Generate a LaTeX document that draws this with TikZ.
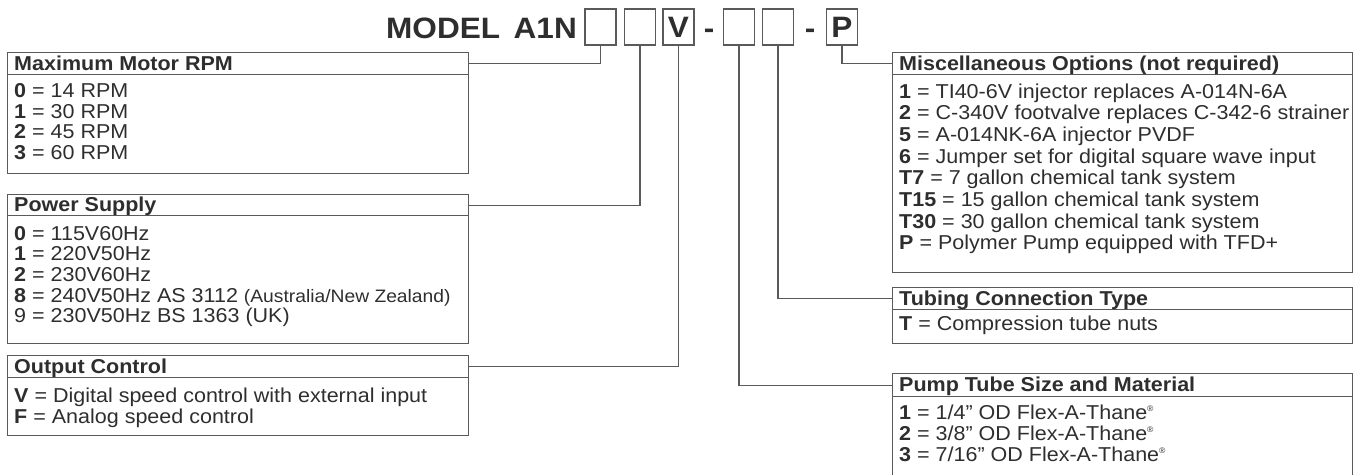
\documentclass[tikz,border=0pt]{standalone}
\usepackage{fontspec}
\setmainfont[FakeStretch=1.07]{Liberation Sans}
\definecolor{txtc}{HTML}{2E2E2E}
\definecolor{linec}{HTML}{5A5A5A}
\newcommand{\regm}{\raisebox{8pt}{\fontsize{8}{8}\selectfont ®}}
\begin{document}
\begin{tikzpicture}[x=1pt,y=-1pt,
  frame/.style={draw=linec, line width=1.4pt, inner sep=0pt, anchor=north west},
  txt/.style={anchor=base west, inner sep=0pt, text=txtc, font=\fontsize{20.1}{24}\selectfont},
  hd/.style={anchor=base west, inner sep=0pt, text=txtc, font=\fontsize{20.1}{24}\selectfont\bfseries},
  lead/.style={draw=linec, line width=1.4pt},
  cbox/.style={draw=linec, line width=1.4pt, minimum width=31pt, minimum height=36pt, inner sep=0pt, text=txtc, font=\fontsize{29.5}{30}\selectfont\bfseries},
  ttl/.style={anchor=base, inner sep=0pt, text=txtc, font=\fontsize{29.5}{30}\selectfont\bfseries}]
\useasboundingbox (0,0) rectangle (1359,474);
\clip (0,0) rectangle (1359,474);
% title
\node[ttl, anchor=base west] (model) at (386,38.5) {MODEL};
\node[ttl, anchor=base east] (a1n) at (577,38.5) {A1N};
\node[cbox] (m1) at (600.5,27) {};
\node[cbox] (m2) at (640,27) {};
\node[cbox] (m3) at (678.5,27) {V};
\node[ttl] (d1) at (709,38.5) {-};
\node[cbox] (m4) at (739,27) {};
\node[cbox] (m5) at (778,27) {};
\node[ttl] (d2) at (810,38.5) {-};
\node[cbox] (m6) at (842,27) {P};
% Box A
\node[frame, minimum width=461pt, minimum height=121pt] (bA) at (7,52) {};
\node[frame, minimum width=461pt, minimum height=22pt] (hA) at (7,52) {};
\node[hd] (tA) at (14,70) {Maximum Motor RPM};
\node[txt] (a0) at (14,97.5) {\textbf{0} = 14 RPM};
\node[txt] (a1) at (14,118) {\textbf{1} = 30 RPM};
\node[txt] (a2) at (14,138.5) {\textbf{2} = 45 RPM};
\node[txt] (a3) at (14,159) {\textbf{3} = 60 RPM};
% Box B
\node[frame, minimum width=461pt, minimum height=149pt] (bB) at (7,194) {};
\node[frame, minimum width=461pt, minimum height=21pt] (hB) at (7,194) {};
\node[hd] (tB) at (14,211.5) {Power Supply};
\node[txt] (b0) at (14,240) {\textbf{0} = 115V60Hz};
\node[txt] (b1) at (14,260.7) {\textbf{1} = 220V50Hz};
\node[txt] (b2) at (14,281.4) {\textbf{2} = 230V60Hz};
\node[txt] (b8) at (14,302.1) {\textbf{8} = 240V50Hz AS 3112 {\fontsize{18}{20}\selectfont (Australia/New Zealand)}};
\node[txt] (b9) at (14,322.8) {9 = 230V50Hz BS 1363 (UK)};
% Box C
\node[frame, minimum width=461pt, minimum height=80pt] (bC) at (7,355) {};
\node[frame, minimum width=461pt, minimum height=22pt] (hC) at (7,355) {};
\node[hd] (tC) at (14,373) {Output Control};
\node[txt] (cV) at (14,402) {\textbf{V} = Digital speed control with external input};
\node[txt] (cF) at (14,423) {\textbf{F} = Analog speed control};
% Misc box
\node[frame, minimum width=460pt, minimum height=220pt] (bM) at (892,52) {};
\node[frame, minimum width=460pt, minimum height=22pt] (hM) at (892,52) {};
\node[hd] (tM) at (899,70) {Miscellaneous Options (not required)};
\node[txt] (x1) at (899,98) {\textbf{1} = TI40-6V injector replaces A-014N-6A};
\node[txt] (x2) at (899,119.7) {\textbf{2} = C-340V footvalve replaces C-342-6 strainer};
\node[txt] (x5) at (899,141.4) {\textbf{5} = A-014NK-6A injector PVDF};
\node[txt] (x6) at (899,163.1) {\textbf{6} = Jumper set for digital square wave input};
\node[txt] (x7) at (899,184.8) {\textbf{T7} = 7 gallon chemical tank system};
\node[txt] (x15) at (899,206.5) {\textbf{T15} = 15 gallon chemical tank system};
\node[txt] (x30) at (899,228.2) {\textbf{T30} = 30 gallon chemical tank system};
\node[txt] (xP) at (899,249.9) {\textbf{P} = Polymer Pump equipped with TFD+};
% Tubing box
\node[frame, minimum width=460pt, minimum height=56pt] (bT) at (892,287) {};
\node[frame, minimum width=460pt, minimum height=22pt] (hT) at (892,287) {};
\node[hd] (tT) at (899,305) {Tubing Connection Type};
\node[txt] (tT1) at (899,330) {\textbf{T} = Compression tube nuts};
% Pump box
\node[frame, minimum width=460pt, minimum height=130pt] (bP) at (892,373) {};
\node[frame, minimum width=460pt, minimum height=23pt] (hP) at (892,373) {};
\node[hd] (tP) at (899,391) {Pump Tube Size and Material};
\node[txt] (p1) at (899,419) {\textbf{1} = 1/4” OD Flex-A-Thane\regm};
\node[txt] (p2) at (899,440) {\textbf{2} = 3/8” OD Flex-A-Thane\regm};
\node[txt] (p3) at (899,461) {\textbf{3} = 7/16” OD Flex-A-Thane\regm};
% leaders
\draw[lead] (m1.south) |- (hA.east);
\draw[lead] (m2.south) |- (hB.east);
\draw[lead] (m3.south) |- (hC.east);
\draw[lead] (m4.south) |- (hP.west);
\draw[lead] (m5.south) |- (hT.west);
\draw[lead] (m6.south) |- (hM.west);
\end{tikzpicture}
\end{document}
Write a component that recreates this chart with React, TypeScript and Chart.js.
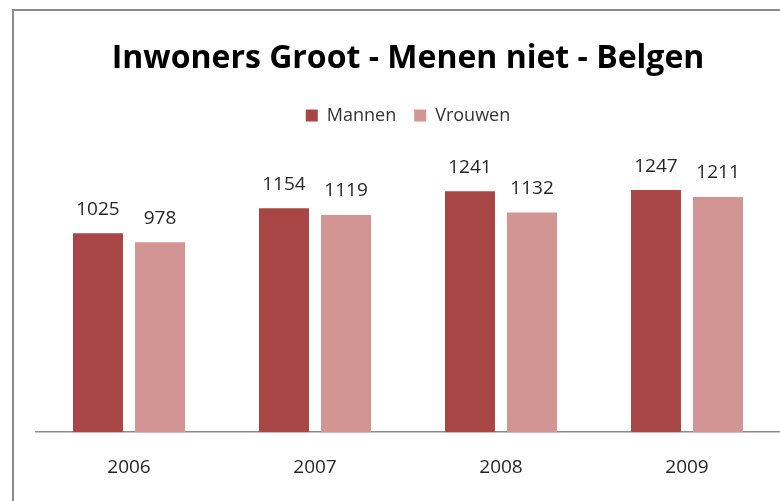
import React, { useEffect, useRef } from 'react';
import { Chart, registerables } from 'chart.js';

Chart.register(...registerables);

const categories = ['2006', '2007', '2008', '2009'];
const mannen = [1025, 1154, 1241, 1247];
const vrouwen = [978, 1119, 1132, 1211];
const seriesNames = ['Mannen', 'Vrouwen'];
const titleText = 'Inwoners Groot - Menen niet - Belgen';

const FONT = "'Open Sans', 'Noto Sans', sans-serif";

export default function App() {
  const ref = useRef<HTMLCanvasElement>(null);

  useEffect(() => {
    if (!ref.current) return;

    const framePlugin = {
      id: 'framePlugin',
      beforeInit(chart: any) {
        const legend = chart.legend;
        if (legend) {
          const origFit = legend.fit;
          legend.fit = function () {
            origFit.call(this);
            this.height += 26;
          };
        }
      },
      beforeDraw(chart: any) {
        const c = chart.ctx;
        c.save();
        c.fillStyle = '#ffffff';
        c.fillRect(0, 0, chart.width, chart.height);
        c.fillStyle = '#8c8c8c';
        c.fillRect(12, 9, chart.width - 12, 2);
        c.fillRect(12, 9, 2, chart.height - 9);
        c.restore();
      },
    };

    const valuePlugin = {
      id: 'valuePlugin',
      afterDatasetsDraw(chart: any) {
        const c = chart.ctx;
        c.save();
        c.font = `19px ${FONT}`;
        c.fillStyle = '#262626';
        c.textAlign = 'center';
        c.textBaseline = 'middle';
        chart.data.datasets.forEach((ds: any, i: number) => {
          const meta = chart.getDatasetMeta(i);
          meta.data.forEach((bar: any, j: number) => {
            c.fillText(String(ds.data[j]), bar.x, bar.y - 24);
          });
        });
        c.restore();
      },
    };

    const chart = new Chart(ref.current, {
      type: 'bar',
      data: {
        labels: categories,
        datasets: [
          {
            label: seriesNames[0],
            data: mannen,
            backgroundColor: '#a84646',
            barPercentage: 0.806,
            categoryPercentage: 0.667,
          },
          {
            label: seriesNames[1],
            data: vrouwen,
            backgroundColor: '#d39494',
            barPercentage: 0.806,
            categoryPercentage: 0.667,
          },
        ],
      },
      options: {
        animation: false,
        responsive: true,
        maintainAspectRatio: false,
        layout: { padding: { top: 0, left: 36, right: 0, bottom: -2 } },
        plugins: {
          title: {
            display: true,
            text: titleText,
            color: '#000000',
            font: { family: FONT, size: 32, weight: 'bold' },
            padding: { top: 40, bottom: 10 },
          },
          legend: {
            display: true,
            position: 'top',
            labels: {
              boxWidth: 12,
              boxHeight: 12,
              color: '#333333',
              font: { family: FONT, size: 18 },
              padding: 18,
            },
          },
          tooltip: { enabled: false },
        },
        scales: {
          x: {
            grid: { display: false, drawTicks: false },
            border: { display: true, color: '#8c8c8c', width: 1.5 },
            ticks: {
              color: '#262626',
              font: { family: FONT, size: 19 },
              padding: 24,
            },
          },
          y: {
            display: false,
            min: 0,
            max: 1400,
          },
        },
      },
      plugins: [framePlugin, valuePlugin],
    });

    return () => chart.destroy();
  }, []);

  return (
    <div style={{ position: 'fixed', left: 0, top: 0, width: 780, height: 501 }}>
      <canvas ref={ref} />
    </div>
  );
}
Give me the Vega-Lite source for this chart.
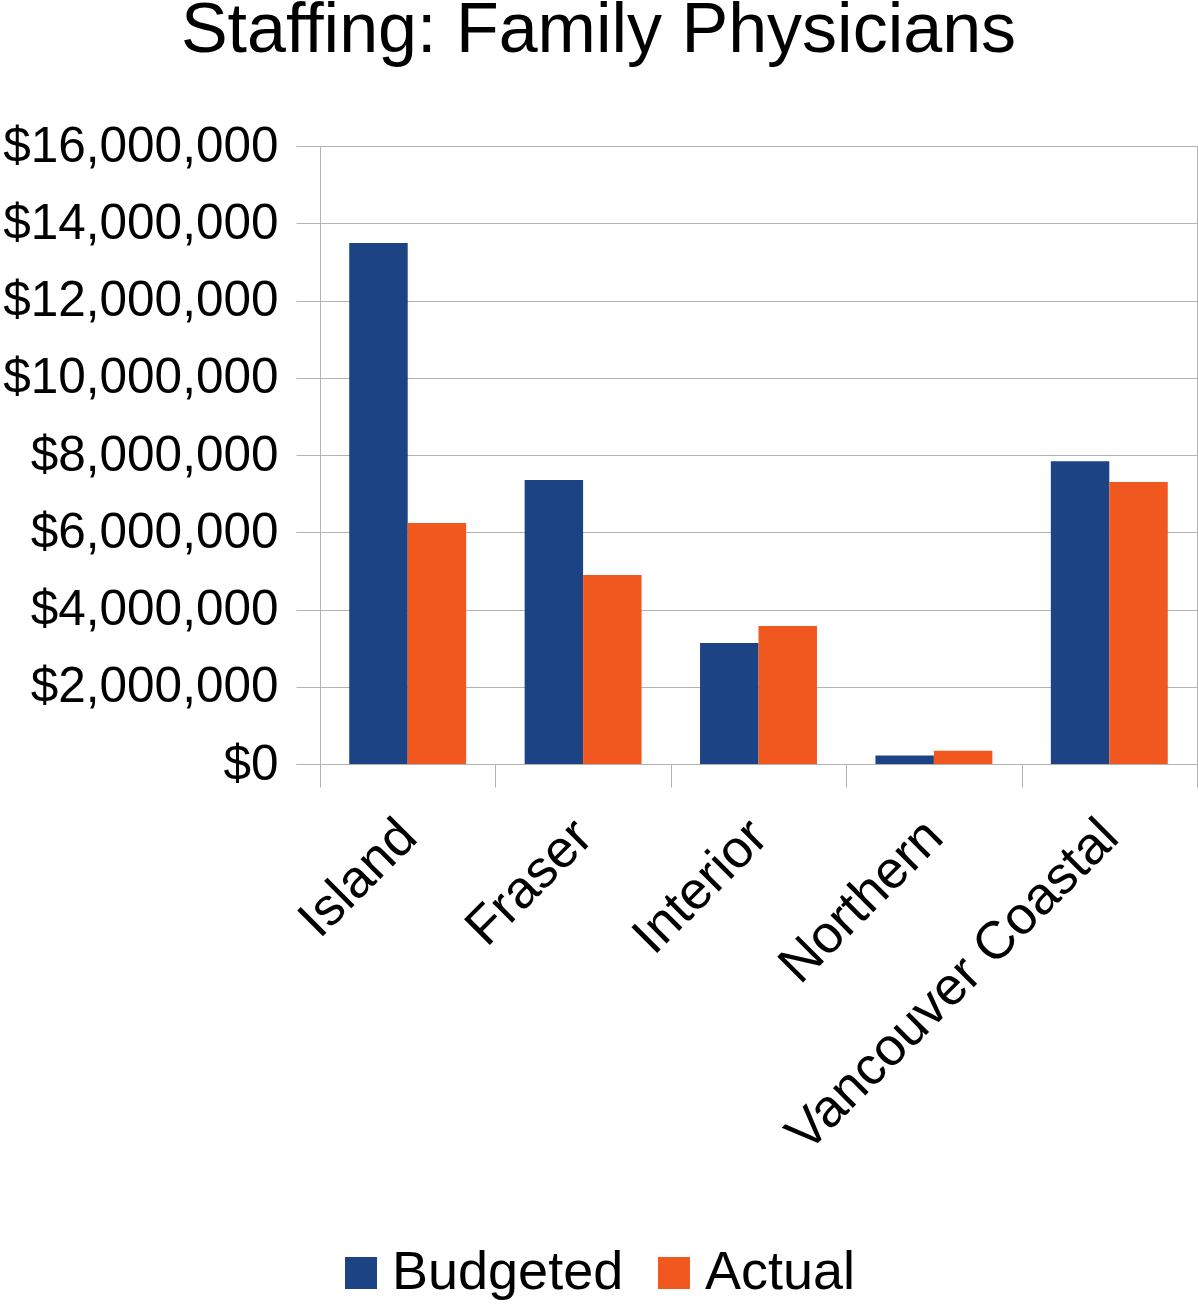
{
  "$schema": "https://vega.github.io/schema/vega-lite/v6.json",
  "autosize": "none",
  "width": 877,
  "height": 618,
  "padding": {"left": 320, "top": 146, "right": 1, "bottom": 541},
  "background": "white",
  "title": {
    "text": "Staffing: Family Physicians",
    "font": "Liberation Sans",
    "fontSize": 70,
    "fontWeight": "normal",
    "color": "black",
    "anchor": "middle",
    "frame": "group",
    "baseline": "alphabetic",
    "dx": -160,
    "offset": -1
  },
  "data": {
    "values": [
      {"region": "Island", "type": "Budgeted", "value": 13490000},
      {"region": "Island", "type": "Actual", "value": 6240000},
      {"region": "Fraser", "type": "Budgeted", "value": 7350000},
      {"region": "Fraser", "type": "Actual", "value": 4890000},
      {"region": "Interior", "type": "Budgeted", "value": 3130000},
      {"region": "Interior", "type": "Actual", "value": 3570000},
      {"region": "Northern", "type": "Budgeted", "value": 220000},
      {"region": "Northern", "type": "Actual", "value": 340000},
      {"region": "Vancouver Coastal", "type": "Budgeted", "value": 7840000},
      {"region": "Vancouver Coastal", "type": "Actual", "value": 7300000}
    ]
  },
  "mark": {"type": "bar"},
  "encoding": {
    "x": {
      "field": "region",
      "type": "nominal",
      "sort": ["Island", "Fraser", "Interior", "Northern", "Vancouver Coastal"],
      "scale": {"paddingInner": 0, "paddingOuter": 0},
      "axis": {
        "title": null,
        "labelAngle": -45,
        "labelAlign": "right",
        "labelBaseline": "middle",
        "labelFont": "Liberation Sans",
        "labelFontSize": 53,
        "labelColor": "black",
        "labelPadding": 41,
        "labelLimit": 0,
        "tickBand": "extent",
        "tickSize": 23,
        "tickColor": "#b3b3b3",
        "domainColor": "#b3b3b3",
        "grid": false,
        "labelOverlap": false
      }
    },
    "xOffset": {
      "field": "type",
      "type": "nominal",
      "sort": ["Budgeted", "Actual"],
      "scale": {"paddingInner": 0, "paddingOuter": 0.5}
    },
    "y": {
      "field": "value",
      "type": "quantitative",
      "scale": {"domain": [0, 16000000]},
      "axis": {
        "title": null,
        "values": [0, 2000000, 4000000, 6000000, 8000000, 10000000, 12000000, 14000000, 16000000],
        "format": "$,.0f",
        "labelFont": "Liberation Sans",
        "labelFontSize": 49.5,
        "labelColor": "black",
        "labelPadding": 18,
        "labelLimit": 0,
        "tickSize": 24,
        "tickColor": "#b3b3b3",
        "gridColor": "#b3b3b3",
        "domainColor": "#b3b3b3",
        "labelFlush": false,
        "labelOverlap": false
      }
    },
    "color": {
      "field": "type",
      "type": "nominal",
      "sort": ["Budgeted", "Actual"],
      "scale": {"domain": ["Budgeted", "Actual"], "range": ["#1c4384", "#f0581f"]},
      "legend": {
        "title": null,
        "orient": "none",
        "direction": "horizontal",
        "legendX": 14,
        "legendY": 1100,
        "padding": 0,
        "symbolType": "square",
        "symbolSize": 1024,
        "symbolStrokeWidth": 0,
        "symbolOpacity": 1,
        "labelFont": "Liberation Sans",
        "labelFontSize": 54,
        "labelColor": "black",
        "labelOffset": 4,
        "labelLimit": 0,
        "columnPadding": 23
      }
    }
  },
  "config": {
    "view": {"stroke": "#b3b3b3"},
    "axis": {"gridWidth": 1, "tickWidth": 1, "domainWidth": 1}
  }
}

Work required: Only the lines from "Write a component" through "if (!ref.current) return;" should appear in your output, copied exactly with both end lines, and with no pictures.

Correct result:
Write a component that recreates this chart with React, TypeScript and Chart.js.
import React, { useEffect, useRef } from 'react';
import { Chart, registerables } from 'chart.js';

Chart.register(...registerables);

const categories = ['2006', '2007', '2008', '2009'];
const mannen = [1025, 1154, 1241, 1247];
const vrouwen = [978, 1119, 1132, 1211];
const seriesNames = ['Mannen', 'Vrouwen'];
const titleText = 'Inwoners Groot - Menen niet - Belgen';

const FONT = "'Open Sans', 'Noto Sans', sans-serif";

export default function App() {
  const ref = useRef<HTMLCanvasElement>(null);

  useEffect(() => {
    if (!ref.current) return;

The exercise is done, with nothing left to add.